── Records provided ──
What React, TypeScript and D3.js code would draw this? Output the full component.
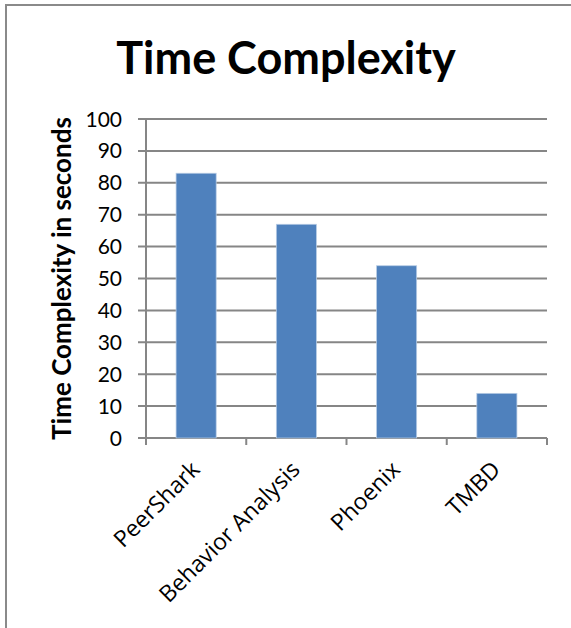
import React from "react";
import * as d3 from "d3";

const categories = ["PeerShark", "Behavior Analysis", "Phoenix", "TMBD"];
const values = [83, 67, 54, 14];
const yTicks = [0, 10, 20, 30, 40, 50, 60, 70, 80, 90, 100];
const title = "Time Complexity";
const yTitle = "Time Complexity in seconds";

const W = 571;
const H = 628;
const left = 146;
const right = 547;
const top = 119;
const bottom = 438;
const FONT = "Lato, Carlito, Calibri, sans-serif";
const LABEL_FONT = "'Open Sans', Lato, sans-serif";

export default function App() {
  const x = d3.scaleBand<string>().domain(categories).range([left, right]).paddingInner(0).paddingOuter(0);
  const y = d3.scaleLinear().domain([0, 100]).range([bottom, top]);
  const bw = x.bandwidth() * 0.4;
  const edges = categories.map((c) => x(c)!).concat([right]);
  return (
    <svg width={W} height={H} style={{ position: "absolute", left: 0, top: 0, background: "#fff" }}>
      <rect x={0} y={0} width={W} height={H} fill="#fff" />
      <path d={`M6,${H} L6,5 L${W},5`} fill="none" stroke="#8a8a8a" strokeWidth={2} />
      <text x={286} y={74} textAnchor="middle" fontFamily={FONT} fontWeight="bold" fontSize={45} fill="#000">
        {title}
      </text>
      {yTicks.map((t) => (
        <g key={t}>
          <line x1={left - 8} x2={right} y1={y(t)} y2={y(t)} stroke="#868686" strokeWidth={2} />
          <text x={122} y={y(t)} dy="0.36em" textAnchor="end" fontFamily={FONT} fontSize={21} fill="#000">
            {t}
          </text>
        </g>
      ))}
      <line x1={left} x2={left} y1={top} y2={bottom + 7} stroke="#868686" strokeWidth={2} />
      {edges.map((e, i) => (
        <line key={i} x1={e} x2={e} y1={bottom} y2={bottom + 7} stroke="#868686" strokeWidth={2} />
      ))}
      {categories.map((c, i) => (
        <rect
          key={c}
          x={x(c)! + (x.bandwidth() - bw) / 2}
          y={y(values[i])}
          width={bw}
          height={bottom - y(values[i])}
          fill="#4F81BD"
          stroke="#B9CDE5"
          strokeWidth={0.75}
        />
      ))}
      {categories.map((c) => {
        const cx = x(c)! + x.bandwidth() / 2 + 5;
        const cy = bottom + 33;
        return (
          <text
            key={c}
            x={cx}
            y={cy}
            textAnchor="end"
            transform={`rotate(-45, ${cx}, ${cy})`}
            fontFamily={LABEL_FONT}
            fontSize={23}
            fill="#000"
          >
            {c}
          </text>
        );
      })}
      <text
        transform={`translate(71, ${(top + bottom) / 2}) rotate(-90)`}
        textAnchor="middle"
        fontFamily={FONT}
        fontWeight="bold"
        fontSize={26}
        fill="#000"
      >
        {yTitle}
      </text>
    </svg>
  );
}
───
── Records provided ──
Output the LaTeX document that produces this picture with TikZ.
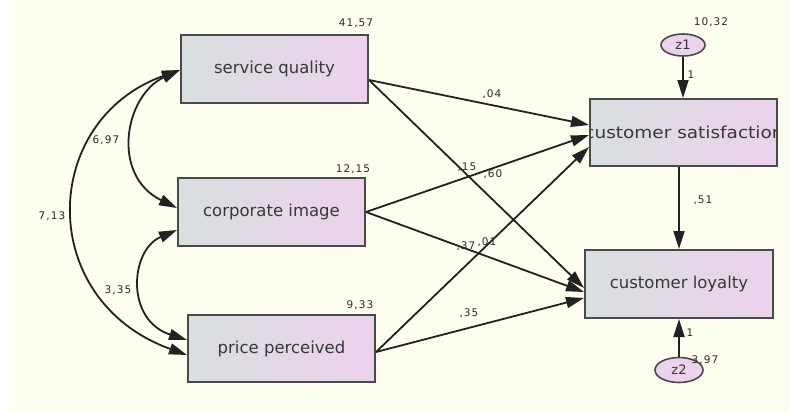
───
── Records provided ──
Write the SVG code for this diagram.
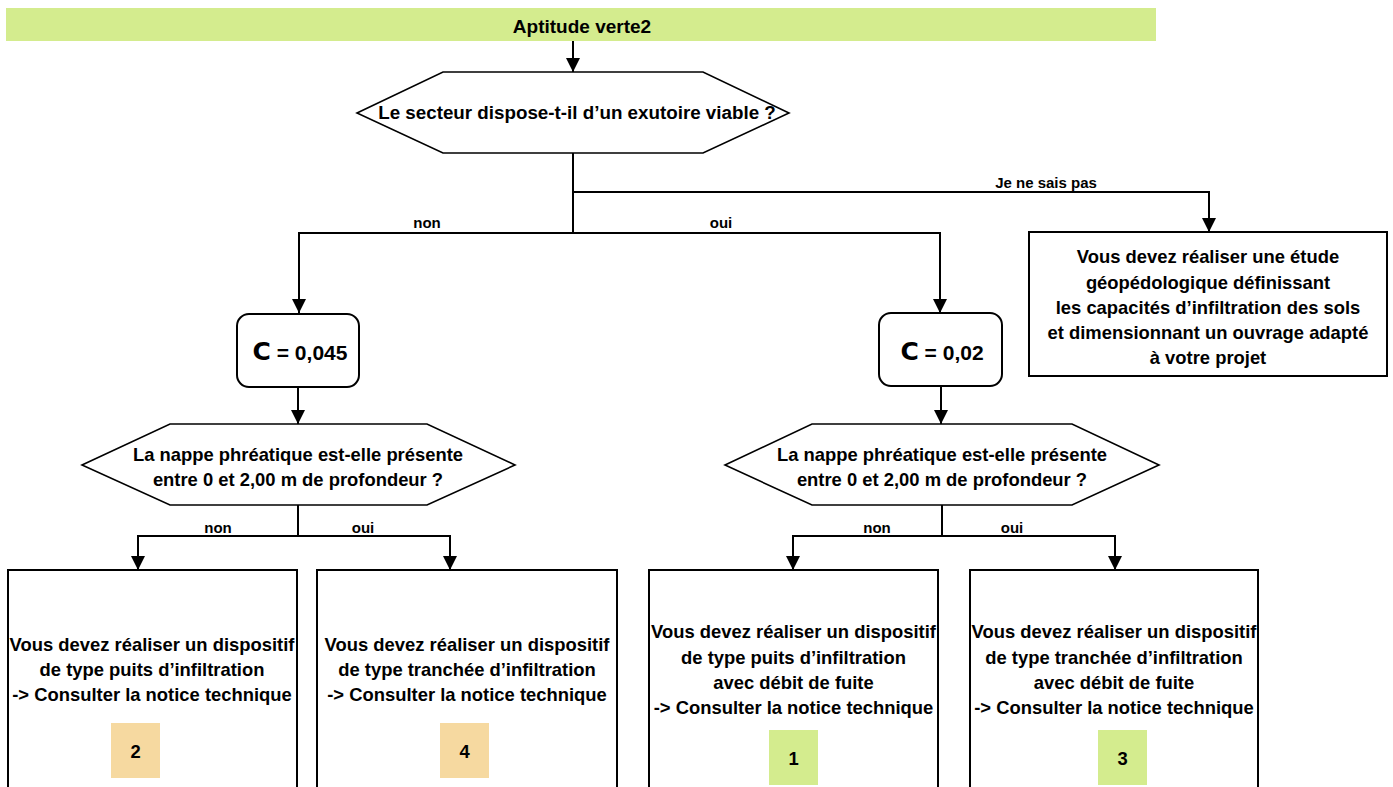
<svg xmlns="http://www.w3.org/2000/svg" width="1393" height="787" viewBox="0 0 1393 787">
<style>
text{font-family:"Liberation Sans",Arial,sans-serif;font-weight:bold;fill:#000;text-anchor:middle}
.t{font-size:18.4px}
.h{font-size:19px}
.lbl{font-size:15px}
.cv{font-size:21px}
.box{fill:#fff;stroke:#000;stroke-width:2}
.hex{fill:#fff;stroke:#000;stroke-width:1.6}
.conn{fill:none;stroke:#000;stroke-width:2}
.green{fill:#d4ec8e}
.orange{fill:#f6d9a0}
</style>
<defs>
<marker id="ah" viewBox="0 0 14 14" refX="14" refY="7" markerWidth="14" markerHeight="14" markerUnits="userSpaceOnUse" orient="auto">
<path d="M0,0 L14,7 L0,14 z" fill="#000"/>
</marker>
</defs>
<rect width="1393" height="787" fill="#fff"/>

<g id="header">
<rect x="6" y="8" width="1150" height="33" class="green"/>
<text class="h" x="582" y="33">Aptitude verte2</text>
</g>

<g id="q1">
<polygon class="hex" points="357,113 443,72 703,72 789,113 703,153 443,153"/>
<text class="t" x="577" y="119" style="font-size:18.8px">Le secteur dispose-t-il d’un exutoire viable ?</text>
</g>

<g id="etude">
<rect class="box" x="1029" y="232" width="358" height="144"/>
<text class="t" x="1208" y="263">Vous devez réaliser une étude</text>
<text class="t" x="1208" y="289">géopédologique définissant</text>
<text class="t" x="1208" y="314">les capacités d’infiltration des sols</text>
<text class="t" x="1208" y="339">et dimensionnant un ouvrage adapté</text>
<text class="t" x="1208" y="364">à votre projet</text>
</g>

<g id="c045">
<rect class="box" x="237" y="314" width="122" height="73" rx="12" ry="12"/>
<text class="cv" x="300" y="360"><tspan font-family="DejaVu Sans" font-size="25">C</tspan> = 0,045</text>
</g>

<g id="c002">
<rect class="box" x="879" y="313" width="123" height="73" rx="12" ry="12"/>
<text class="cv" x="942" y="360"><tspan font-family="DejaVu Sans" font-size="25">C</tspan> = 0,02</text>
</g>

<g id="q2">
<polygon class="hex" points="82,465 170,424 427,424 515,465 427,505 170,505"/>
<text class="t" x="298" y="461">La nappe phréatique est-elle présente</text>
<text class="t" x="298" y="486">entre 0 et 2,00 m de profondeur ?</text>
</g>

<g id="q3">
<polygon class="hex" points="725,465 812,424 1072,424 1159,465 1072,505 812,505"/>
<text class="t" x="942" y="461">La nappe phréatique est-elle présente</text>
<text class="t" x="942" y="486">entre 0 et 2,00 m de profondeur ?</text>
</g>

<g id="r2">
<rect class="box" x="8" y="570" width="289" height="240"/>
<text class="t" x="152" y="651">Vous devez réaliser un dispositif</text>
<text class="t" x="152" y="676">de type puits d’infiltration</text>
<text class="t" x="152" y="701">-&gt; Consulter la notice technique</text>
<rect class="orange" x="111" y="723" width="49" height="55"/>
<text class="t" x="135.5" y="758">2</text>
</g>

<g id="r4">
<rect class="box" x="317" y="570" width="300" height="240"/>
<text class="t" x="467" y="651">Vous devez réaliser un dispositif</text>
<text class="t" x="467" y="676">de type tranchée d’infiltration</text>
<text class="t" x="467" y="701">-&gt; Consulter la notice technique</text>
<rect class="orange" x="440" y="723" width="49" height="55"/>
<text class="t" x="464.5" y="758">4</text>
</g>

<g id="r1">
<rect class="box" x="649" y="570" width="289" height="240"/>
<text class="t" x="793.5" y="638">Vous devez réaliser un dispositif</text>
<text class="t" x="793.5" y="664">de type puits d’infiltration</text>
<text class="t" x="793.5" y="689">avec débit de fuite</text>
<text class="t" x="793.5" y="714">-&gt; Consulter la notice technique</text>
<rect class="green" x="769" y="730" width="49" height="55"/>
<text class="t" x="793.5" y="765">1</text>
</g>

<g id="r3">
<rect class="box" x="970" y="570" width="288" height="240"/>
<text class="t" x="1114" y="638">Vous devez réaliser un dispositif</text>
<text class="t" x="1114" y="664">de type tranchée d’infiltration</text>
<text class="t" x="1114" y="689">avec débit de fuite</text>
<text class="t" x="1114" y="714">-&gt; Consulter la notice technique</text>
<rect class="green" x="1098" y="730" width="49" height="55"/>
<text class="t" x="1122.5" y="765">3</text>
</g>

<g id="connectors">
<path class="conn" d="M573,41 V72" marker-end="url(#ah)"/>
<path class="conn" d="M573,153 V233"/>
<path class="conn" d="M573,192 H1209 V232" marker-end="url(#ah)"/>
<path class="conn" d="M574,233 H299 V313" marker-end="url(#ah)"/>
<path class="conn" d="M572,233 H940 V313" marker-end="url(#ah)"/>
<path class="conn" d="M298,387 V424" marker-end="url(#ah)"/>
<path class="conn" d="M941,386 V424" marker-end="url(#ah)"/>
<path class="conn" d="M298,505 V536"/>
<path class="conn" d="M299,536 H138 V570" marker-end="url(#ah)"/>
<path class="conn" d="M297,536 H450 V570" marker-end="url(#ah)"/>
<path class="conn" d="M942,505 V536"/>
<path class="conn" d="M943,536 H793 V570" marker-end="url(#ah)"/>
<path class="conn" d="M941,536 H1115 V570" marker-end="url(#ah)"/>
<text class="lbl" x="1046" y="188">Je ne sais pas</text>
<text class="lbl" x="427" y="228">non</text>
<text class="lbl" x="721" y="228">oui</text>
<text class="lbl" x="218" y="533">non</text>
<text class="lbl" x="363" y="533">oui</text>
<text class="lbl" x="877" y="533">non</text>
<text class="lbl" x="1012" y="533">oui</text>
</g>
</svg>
───
Up in the listing, locate the line with "What React, TypeScript"; print it and every line after it down to the line with "import * as", which is included too. Skip the pictures.

(Answer to this problem)
What React, TypeScript and D3.js code would draw this? Output the full component.
import React from "react";
import * as d3 from "d3";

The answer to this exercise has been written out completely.